Material supplied.

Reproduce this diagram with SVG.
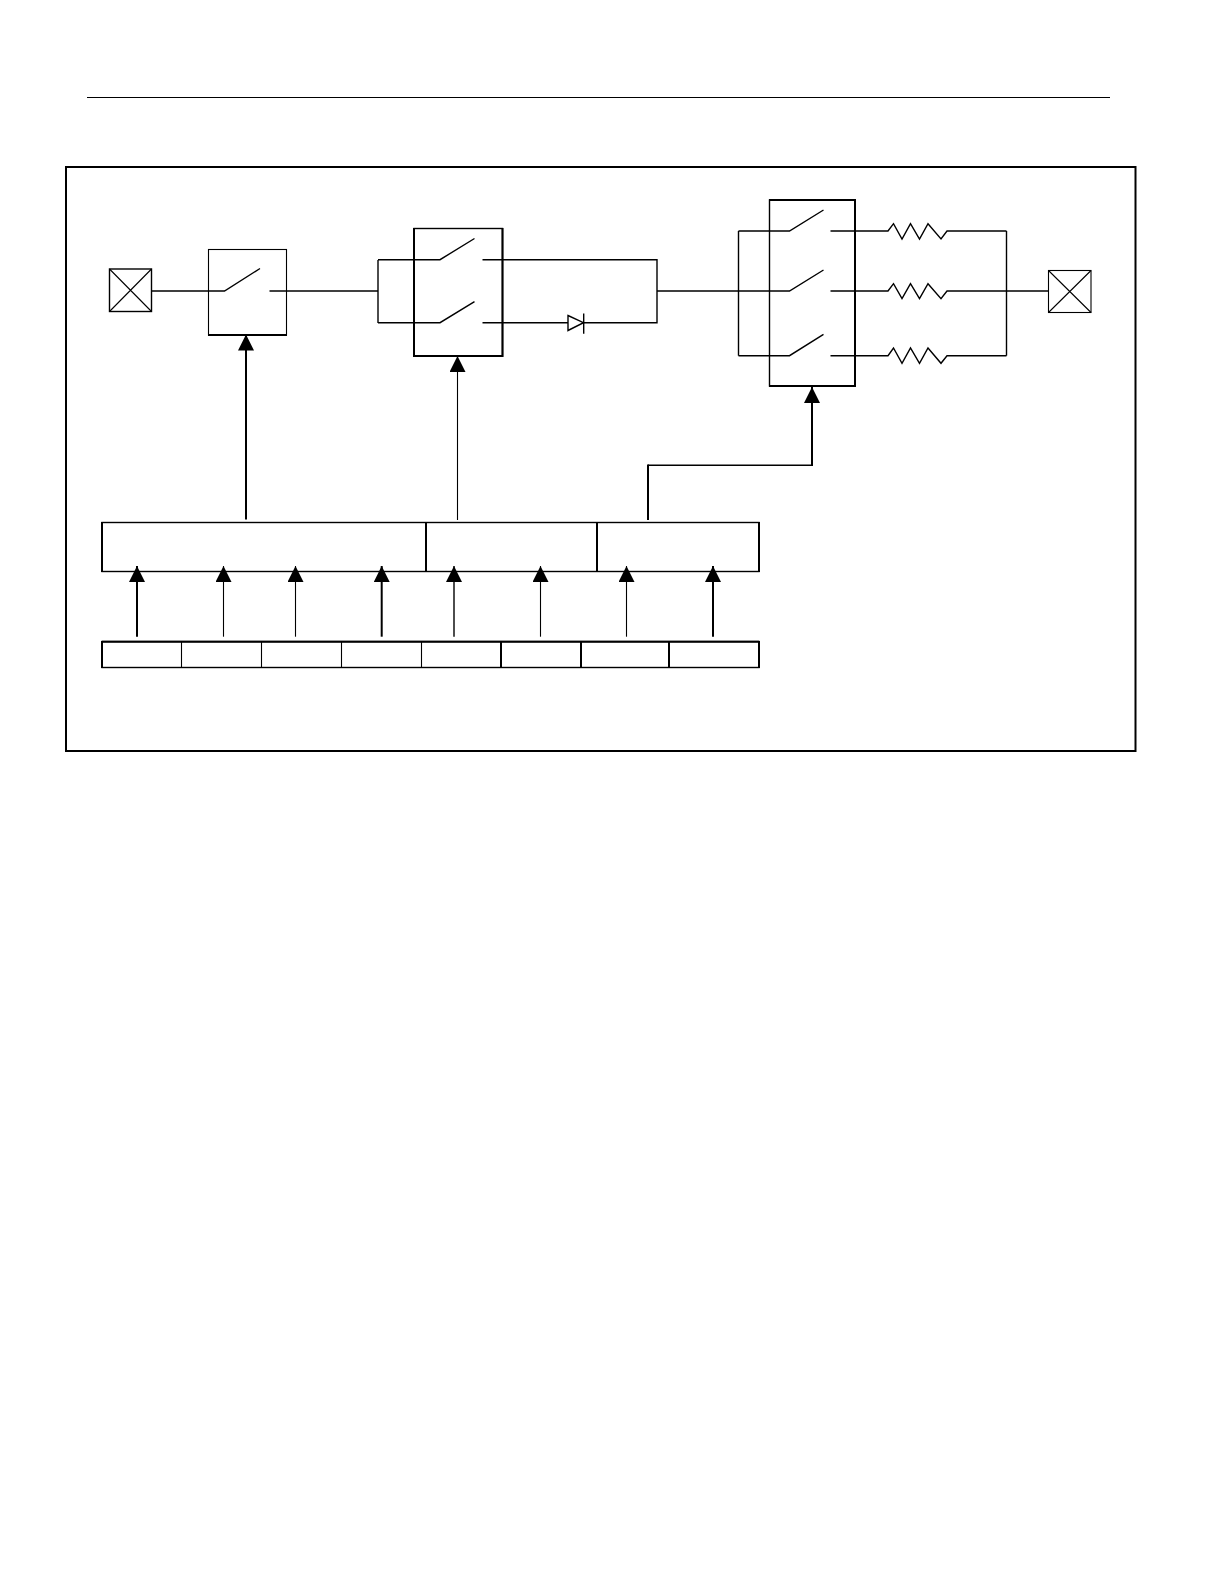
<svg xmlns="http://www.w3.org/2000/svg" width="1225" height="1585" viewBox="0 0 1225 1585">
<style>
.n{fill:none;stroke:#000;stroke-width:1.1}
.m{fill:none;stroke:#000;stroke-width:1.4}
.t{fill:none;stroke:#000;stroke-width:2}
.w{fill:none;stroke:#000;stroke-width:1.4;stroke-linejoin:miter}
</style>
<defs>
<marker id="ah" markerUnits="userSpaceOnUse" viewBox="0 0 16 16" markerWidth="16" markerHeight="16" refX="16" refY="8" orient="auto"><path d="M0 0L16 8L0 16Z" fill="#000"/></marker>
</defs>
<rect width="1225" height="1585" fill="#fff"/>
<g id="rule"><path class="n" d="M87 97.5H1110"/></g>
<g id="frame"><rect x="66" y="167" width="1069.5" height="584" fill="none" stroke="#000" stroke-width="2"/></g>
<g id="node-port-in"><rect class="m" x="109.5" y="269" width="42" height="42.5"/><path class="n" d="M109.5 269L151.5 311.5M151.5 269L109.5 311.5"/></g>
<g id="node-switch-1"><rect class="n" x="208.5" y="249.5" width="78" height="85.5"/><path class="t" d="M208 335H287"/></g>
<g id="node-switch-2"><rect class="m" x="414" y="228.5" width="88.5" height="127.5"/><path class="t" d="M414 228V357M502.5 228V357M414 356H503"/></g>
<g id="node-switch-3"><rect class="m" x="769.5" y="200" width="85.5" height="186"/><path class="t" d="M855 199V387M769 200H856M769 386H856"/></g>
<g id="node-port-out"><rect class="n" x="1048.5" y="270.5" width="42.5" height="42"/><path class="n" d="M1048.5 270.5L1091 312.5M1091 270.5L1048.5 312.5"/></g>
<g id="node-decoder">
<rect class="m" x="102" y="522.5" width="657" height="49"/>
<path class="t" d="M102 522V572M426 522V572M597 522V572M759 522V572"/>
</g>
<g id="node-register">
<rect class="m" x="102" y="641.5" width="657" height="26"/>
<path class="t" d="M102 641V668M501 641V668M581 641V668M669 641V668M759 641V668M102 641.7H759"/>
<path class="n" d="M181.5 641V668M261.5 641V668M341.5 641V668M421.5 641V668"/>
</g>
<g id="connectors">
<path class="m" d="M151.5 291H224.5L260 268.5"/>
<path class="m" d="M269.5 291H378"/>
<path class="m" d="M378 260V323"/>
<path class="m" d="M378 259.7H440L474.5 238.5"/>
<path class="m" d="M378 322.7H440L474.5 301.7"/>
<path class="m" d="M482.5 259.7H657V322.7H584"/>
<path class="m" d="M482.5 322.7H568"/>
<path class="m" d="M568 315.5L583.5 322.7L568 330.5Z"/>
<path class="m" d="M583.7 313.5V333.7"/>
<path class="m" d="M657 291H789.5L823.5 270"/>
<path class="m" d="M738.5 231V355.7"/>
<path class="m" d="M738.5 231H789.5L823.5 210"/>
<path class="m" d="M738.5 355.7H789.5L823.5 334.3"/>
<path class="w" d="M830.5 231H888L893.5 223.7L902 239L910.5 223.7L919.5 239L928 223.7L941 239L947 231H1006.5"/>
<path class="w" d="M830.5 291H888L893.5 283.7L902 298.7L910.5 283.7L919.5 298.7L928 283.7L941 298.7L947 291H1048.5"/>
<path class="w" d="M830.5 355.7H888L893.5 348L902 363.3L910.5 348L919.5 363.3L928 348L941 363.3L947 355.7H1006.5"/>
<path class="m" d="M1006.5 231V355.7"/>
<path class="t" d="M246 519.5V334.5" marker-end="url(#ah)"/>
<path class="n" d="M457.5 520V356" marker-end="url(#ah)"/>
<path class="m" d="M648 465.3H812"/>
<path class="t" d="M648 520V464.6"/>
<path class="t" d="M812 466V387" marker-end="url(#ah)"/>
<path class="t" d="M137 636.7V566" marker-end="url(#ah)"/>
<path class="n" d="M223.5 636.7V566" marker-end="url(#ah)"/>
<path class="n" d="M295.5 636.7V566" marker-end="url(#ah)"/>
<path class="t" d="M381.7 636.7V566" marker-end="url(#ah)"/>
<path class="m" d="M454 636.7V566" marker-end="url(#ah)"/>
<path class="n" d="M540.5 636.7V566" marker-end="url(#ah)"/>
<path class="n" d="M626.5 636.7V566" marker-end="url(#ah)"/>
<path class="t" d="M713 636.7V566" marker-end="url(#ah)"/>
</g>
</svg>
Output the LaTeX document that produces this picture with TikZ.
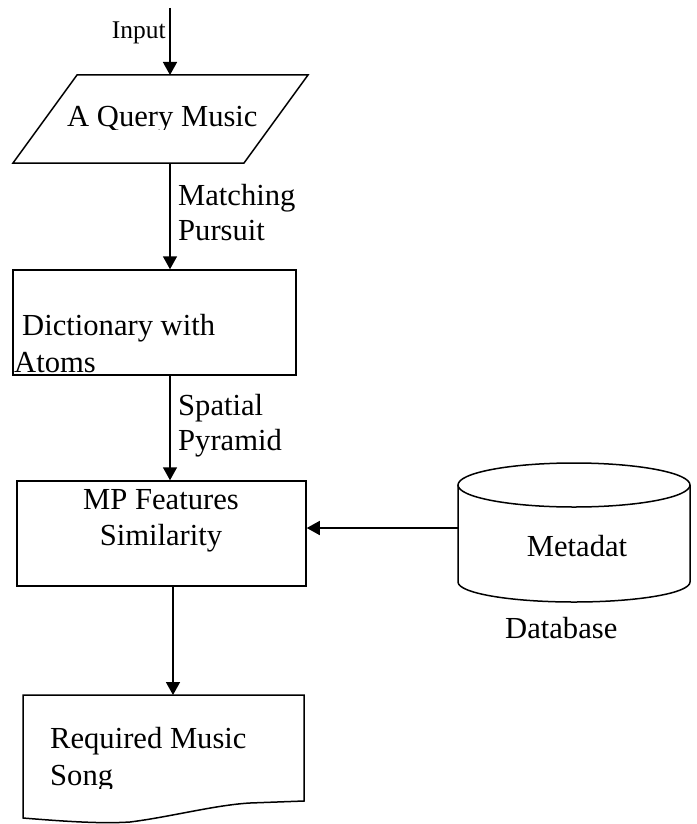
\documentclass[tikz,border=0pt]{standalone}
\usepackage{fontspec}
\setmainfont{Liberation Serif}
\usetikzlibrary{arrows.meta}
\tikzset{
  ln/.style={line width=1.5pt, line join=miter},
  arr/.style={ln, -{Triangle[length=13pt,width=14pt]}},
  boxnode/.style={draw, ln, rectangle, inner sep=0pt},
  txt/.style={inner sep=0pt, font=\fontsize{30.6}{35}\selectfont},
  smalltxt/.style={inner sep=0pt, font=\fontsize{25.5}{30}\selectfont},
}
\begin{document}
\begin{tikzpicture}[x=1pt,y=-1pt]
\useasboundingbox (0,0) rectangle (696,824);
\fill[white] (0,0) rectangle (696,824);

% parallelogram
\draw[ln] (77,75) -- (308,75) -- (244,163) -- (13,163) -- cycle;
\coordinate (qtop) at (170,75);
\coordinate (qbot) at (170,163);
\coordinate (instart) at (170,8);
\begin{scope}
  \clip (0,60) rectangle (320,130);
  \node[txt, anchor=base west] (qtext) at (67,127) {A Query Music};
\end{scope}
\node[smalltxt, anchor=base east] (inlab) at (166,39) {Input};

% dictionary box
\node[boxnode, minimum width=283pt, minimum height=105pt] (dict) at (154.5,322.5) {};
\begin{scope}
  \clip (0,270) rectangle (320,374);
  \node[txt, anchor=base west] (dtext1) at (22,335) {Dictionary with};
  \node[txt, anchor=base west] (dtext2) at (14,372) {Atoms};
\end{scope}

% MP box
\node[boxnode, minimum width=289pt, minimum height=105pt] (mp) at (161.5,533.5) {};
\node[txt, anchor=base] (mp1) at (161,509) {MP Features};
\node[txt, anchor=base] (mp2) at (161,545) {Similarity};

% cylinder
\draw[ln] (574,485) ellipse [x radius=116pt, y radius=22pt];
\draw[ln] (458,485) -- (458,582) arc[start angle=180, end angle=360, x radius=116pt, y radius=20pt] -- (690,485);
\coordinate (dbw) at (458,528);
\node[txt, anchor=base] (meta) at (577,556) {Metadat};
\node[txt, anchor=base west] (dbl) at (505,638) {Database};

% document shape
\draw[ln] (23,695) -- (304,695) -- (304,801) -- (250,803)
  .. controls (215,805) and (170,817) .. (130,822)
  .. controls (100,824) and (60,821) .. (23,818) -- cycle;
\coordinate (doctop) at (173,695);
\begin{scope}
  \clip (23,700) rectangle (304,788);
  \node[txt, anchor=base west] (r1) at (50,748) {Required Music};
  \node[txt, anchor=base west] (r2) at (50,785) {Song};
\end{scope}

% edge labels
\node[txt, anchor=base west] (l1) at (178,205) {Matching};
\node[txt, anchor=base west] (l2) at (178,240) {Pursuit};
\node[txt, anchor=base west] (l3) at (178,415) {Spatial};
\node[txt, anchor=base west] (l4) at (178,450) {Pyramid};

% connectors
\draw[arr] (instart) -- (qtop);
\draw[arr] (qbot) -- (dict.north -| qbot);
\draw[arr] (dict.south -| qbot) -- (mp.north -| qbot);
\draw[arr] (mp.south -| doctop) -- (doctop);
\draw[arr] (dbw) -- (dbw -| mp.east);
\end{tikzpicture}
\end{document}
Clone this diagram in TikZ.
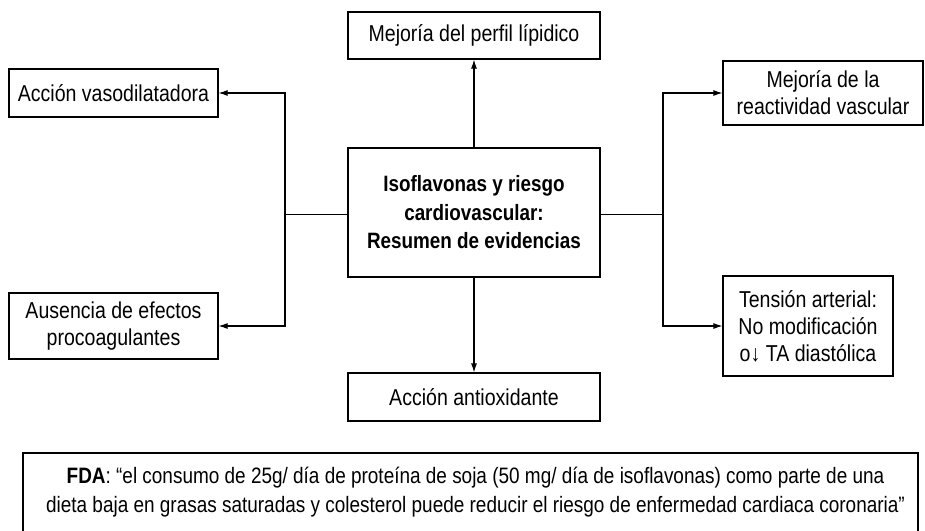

What the task requires. All of the entries above should be copied exactly, except for the pictures.

Answer.
Reproduce this diagram with SVG.
<svg xmlns="http://www.w3.org/2000/svg" width="1225" height="1585" viewBox="0 0 1225 1585">
<style>
.n{fill:none;stroke:#000;stroke-width:1.1}
.m{fill:none;stroke:#000;stroke-width:1.4}
.t{fill:none;stroke:#000;stroke-width:2}
.w{fill:none;stroke:#000;stroke-width:1.4;stroke-linejoin:miter}
</style>
<defs>
<marker id="ah" markerUnits="userSpaceOnUse" viewBox="0 0 16 16" markerWidth="16" markerHeight="16" refX="16" refY="8" orient="auto"><path d="M0 0L16 8L0 16Z" fill="#000"/></marker>
</defs>
<rect width="1225" height="1585" fill="#fff"/>
<g id="rule"><path class="n" d="M87 97.5H1110"/></g>
<g id="frame"><rect x="66" y="167" width="1069.5" height="584" fill="none" stroke="#000" stroke-width="2"/></g>
<g id="node-port-in"><rect class="m" x="109.5" y="269" width="42" height="42.5"/><path class="n" d="M109.5 269L151.5 311.5M151.5 269L109.5 311.5"/></g>
<g id="node-switch-1"><rect class="n" x="208.5" y="249.5" width="78" height="85.5"/><path class="t" d="M208 335H287"/></g>
<g id="node-switch-2"><rect class="m" x="414" y="228.5" width="88.5" height="127.5"/><path class="t" d="M414 228V357M502.5 228V357M414 356H503"/></g>
<g id="node-switch-3"><rect class="m" x="769.5" y="200" width="85.5" height="186"/><path class="t" d="M855 199V387M769 200H856M769 386H856"/></g>
<g id="node-port-out"><rect class="n" x="1048.5" y="270.5" width="42.5" height="42"/><path class="n" d="M1048.5 270.5L1091 312.5M1091 270.5L1048.5 312.5"/></g>
<g id="node-decoder">
<rect class="m" x="102" y="522.5" width="657" height="49"/>
<path class="t" d="M102 522V572M426 522V572M597 522V572M759 522V572"/>
</g>
<g id="node-register">
<rect class="m" x="102" y="641.5" width="657" height="26"/>
<path class="t" d="M102 641V668M501 641V668M581 641V668M669 641V668M759 641V668M102 641.7H759"/>
<path class="n" d="M181.5 641V668M261.5 641V668M341.5 641V668M421.5 641V668"/>
</g>
<g id="connectors">
<path class="m" d="M151.5 291H224.5L260 268.5"/>
<path class="m" d="M269.5 291H378"/>
<path class="m" d="M378 260V323"/>
<path class="m" d="M378 259.7H440L474.5 238.5"/>
<path class="m" d="M378 322.7H440L474.5 301.7"/>
<path class="m" d="M482.5 259.7H657V322.7H584"/>
<path class="m" d="M482.5 322.7H568"/>
<path class="m" d="M568 315.5L583.5 322.7L568 330.5Z"/>
<path class="m" d="M583.7 313.5V333.7"/>
<path class="m" d="M657 291H789.5L823.5 270"/>
<path class="m" d="M738.5 231V355.7"/>
<path class="m" d="M738.5 231H789.5L823.5 210"/>
<path class="m" d="M738.5 355.7H789.5L823.5 334.3"/>
<path class="w" d="M830.5 231H888L893.5 223.7L902 239L910.5 223.7L919.5 239L928 223.7L941 239L947 231H1006.5"/>
<path class="w" d="M830.5 291H888L893.5 283.7L902 298.7L910.5 283.7L919.5 298.7L928 283.7L941 298.7L947 291H1048.5"/>
<path class="w" d="M830.5 355.7H888L893.5 348L902 363.3L910.5 348L919.5 363.3L928 348L941 363.3L947 355.7H1006.5"/>
<path class="m" d="M1006.5 231V355.7"/>
<path class="t" d="M246 519.5V334.5" marker-end="url(#ah)"/>
<path class="n" d="M457.5 520V356" marker-end="url(#ah)"/>
<path class="m" d="M648 465.3H812"/>
<path class="t" d="M648 520V464.6"/>
<path class="t" d="M812 466V387" marker-end="url(#ah)"/>
<path class="t" d="M137 636.7V566" marker-end="url(#ah)"/>
<path class="n" d="M223.5 636.7V566" marker-end="url(#ah)"/>
<path class="n" d="M295.5 636.7V566" marker-end="url(#ah)"/>
<path class="t" d="M381.7 636.7V566" marker-end="url(#ah)"/>
<path class="m" d="M454 636.7V566" marker-end="url(#ah)"/>
<path class="n" d="M540.5 636.7V566" marker-end="url(#ah)"/>
<path class="n" d="M626.5 636.7V566" marker-end="url(#ah)"/>
<path class="t" d="M713 636.7V566" marker-end="url(#ah)"/>
</g>
</svg>
Output the LaTeX document that produces this picture with TikZ.
\documentclass[tikz,border=0pt]{standalone}
\usepackage{fontspec}
\setmainfont{Liberation Serif}
\usetikzlibrary{arrows.meta}
\tikzset{
  ln/.style={line width=1.5pt, line join=miter},
  arr/.style={ln, -{Triangle[length=13pt,width=14pt]}},
  boxnode/.style={draw, ln, rectangle, inner sep=0pt},
  txt/.style={inner sep=0pt, font=\fontsize{30.6}{35}\selectfont},
  smalltxt/.style={inner sep=0pt, font=\fontsize{25.5}{30}\selectfont},
}
\begin{document}
\begin{tikzpicture}[x=1pt,y=-1pt]
\useasboundingbox (0,0) rectangle (696,824);
\fill[white] (0,0) rectangle (696,824);

% parallelogram
\draw[ln] (77,75) -- (308,75) -- (244,163) -- (13,163) -- cycle;
\coordinate (qtop) at (170,75);
\coordinate (qbot) at (170,163);
\coordinate (instart) at (170,8);
\begin{scope}
  \clip (0,60) rectangle (320,130);
  \node[txt, anchor=base west] (qtext) at (67,127) {A Query Music};
\end{scope}
\node[smalltxt, anchor=base east] (inlab) at (166,39) {Input};

% dictionary box
\node[boxnode, minimum width=283pt, minimum height=105pt] (dict) at (154.5,322.5) {};
\begin{scope}
  \clip (0,270) rectangle (320,374);
  \node[txt, anchor=base west] (dtext1) at (22,335) {Dictionary with};
  \node[txt, anchor=base west] (dtext2) at (14,372) {Atoms};
\end{scope}

% MP box
\node[boxnode, minimum width=289pt, minimum height=105pt] (mp) at (161.5,533.5) {};
\node[txt, anchor=base] (mp1) at (161,509) {MP Features};
\node[txt, anchor=base] (mp2) at (161,545) {Similarity};

% cylinder
\draw[ln] (574,485) ellipse [x radius=116pt, y radius=22pt];
\draw[ln] (458,485) -- (458,582) arc[start angle=180, end angle=360, x radius=116pt, y radius=20pt] -- (690,485);
\coordinate (dbw) at (458,528);
\node[txt, anchor=base] (meta) at (577,556) {Metadat};
\node[txt, anchor=base west] (dbl) at (505,638) {Database};

% document shape
\draw[ln] (23,695) -- (304,695) -- (304,801) -- (250,803)
  .. controls (215,805) and (170,817) .. (130,822)
  .. controls (100,824) and (60,821) .. (23,818) -- cycle;
\coordinate (doctop) at (173,695);
\begin{scope}
  \clip (23,700) rectangle (304,788);
  \node[txt, anchor=base west] (r1) at (50,748) {Required Music};
  \node[txt, anchor=base west] (r2) at (50,785) {Song};
\end{scope}

% edge labels
\node[txt, anchor=base west] (l1) at (178,205) {Matching};
\node[txt, anchor=base west] (l2) at (178,240) {Pursuit};
\node[txt, anchor=base west] (l3) at (178,415) {Spatial};
\node[txt, anchor=base west] (l4) at (178,450) {Pyramid};

% connectors
\draw[arr] (instart) -- (qtop);
\draw[arr] (qbot) -- (dict.north -| qbot);
\draw[arr] (dict.south -| qbot) -- (mp.north -| qbot);
\draw[arr] (mp.south -| doctop) -- (doctop);
\draw[arr] (dbw) -- (dbw -| mp.east);
\end{tikzpicture}
\end{document}
Clone this diagram in TikZ.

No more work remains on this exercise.